Si maintenant l'on pousse la question de l'ambivalence du lampadaire en direction de l'art, c'est l'aspect artificiel de ce mode d'éclairage qui viendra au premier plan. Ainsi posée, la question exigera néanmoins une reformulation — en gros sous la forme suivante. Comment l'éclairage artificiel qu'est le lampadaire peut-il tantôt — le soir — embellir théâtralement et tantôt — le matin — dévoiler anti-théâtralement ? En d'autres termes : comment une œuvre d'art — ici, le lampadaire — peut-elle tantôt dépasser la vérité de la réalité par une "sur-vérité" qui lui est propre et tantôt faire apparaître concrètement la vérité de la réalité ? Comment peut-elle tantôt, sur le mode idéologique, "nous transporter dans un monde meilleur" et tantôt, sur le mode réaliste, "nous ouvrir à l'essence du monde" ? La question que soulève l'ambivalence du lampadaire n'est donc pas celle de savoir si l'art rend étranger ou s'il intégre, mais celle de savoir comment la même œuvre d'art peut tantôt rendre étranger et tantôt intégrer.
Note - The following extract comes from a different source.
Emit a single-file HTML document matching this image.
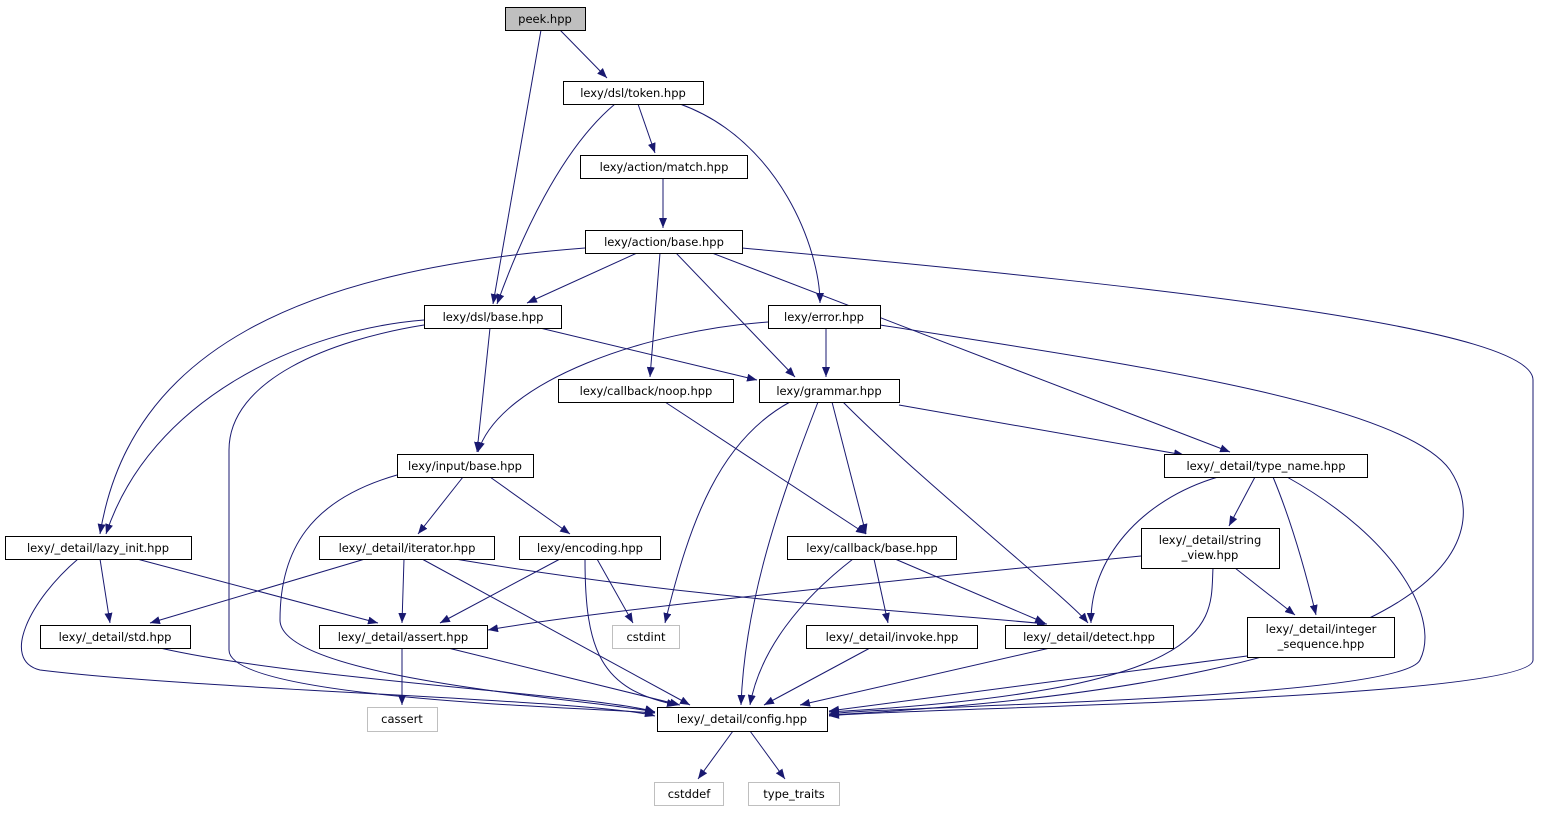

Dès lors, la question de l'ambivalence du lampadaire a pour effet de subordonner le problème de l'artiste "pur" ou "engagé" à un problème beaucoup plus radical : celui de l'art "pur" ou "engagé" selon le contexte du destinataire.

Vilém Flusser, Choses et non-choses, esquisses phénoménologiques [1993], trad. Jean Mouchard, Rodez, éditions Jacqueline Chambon, 1996, p. 45.